Lo Stato è inoltre il promotore del bene e del benessere sociale; e non solo del materiale benessere, ma anche, anzi, soprattutto, del bene morale.
Lo Stato educa, anzitutto, con i suoi reggitori, se danno testimonianza di rettitudine e di carattere; educa con le sue leggi, poiché c’è una vera funzione pedagogica della legislazione; ma educa soprattutto con la scuola. Quindi, scuola di Stato: questa è la parola della democrazia. Non come una delle tante scuole che debba gareggiare con le altre; ma come una scuola che sulle altre abbia la debita preminenza. Allo Stato le supreme direttive dell’educazione nazionale. Se abdicasse a questa sua funzione, lo Stato non sarebbe più lo Stato; né noi più potremmo coerentemente parlare di democrazia. il problema dell’autonomia universitaria. Nessuno più di noi è fautore di questa autonomia, che è garanzia di libertà per l’alto insegnamento; ma deve essere un’autonomia ben altrimenti disciplinata, se non si vuole, in nome della libertà delle singole Facoltà, sanzionare degli arbitrî, specie nel campo dei concorsi universitari che molte volte risentono di indebite pressioni e inframmettenze. E non parliamo di certe cattedre conferite ad uomini di cosiddetta chiarissima fama, per le quali, non rare volte, salvando tutte le forme, si giunge a sanzionare il privilegio e l’arbitrio.
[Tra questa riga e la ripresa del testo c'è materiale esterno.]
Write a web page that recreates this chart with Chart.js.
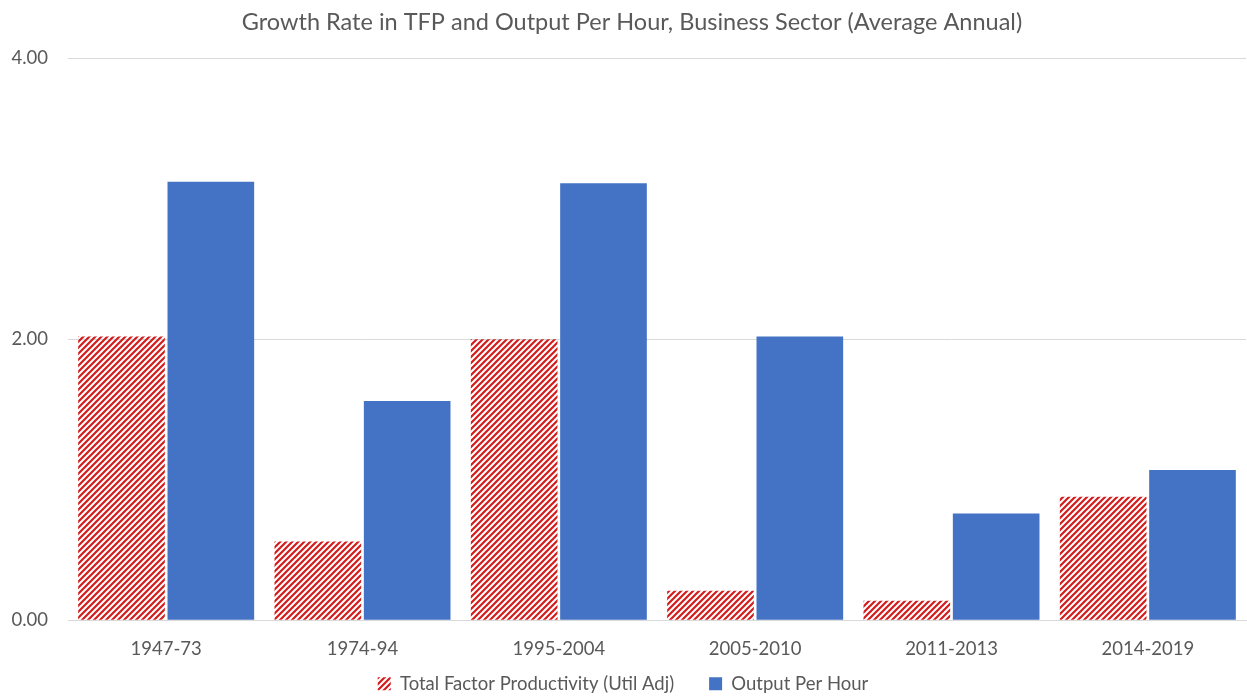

Non manca poi la notevole conclusione in perfetto stile sovranista:
Noi abbiamo bisogno di una scuola nella quale la gioventù sia educata a dare il predominio alla ragione sulle passioni; a disciplinare la volontà verso il bene orientandola e non rendendola mancipia dei ciechi impulsi; ad apprezzare il possesso dei valori morali fondamentali, quali la sincerità, la semplicità, la dignità, il carattere; ad armonizzare il sentimento forte della personalità col sentimento della solidarietà sociale; ad avere il culto della patria, senza deformarlo e profanarlo attraverso un esasperante nazionalismo, che adombri la visione di una umanità più umanamente organizzata nell’armonia tra gli Stati e nella fratellanza dei popoli.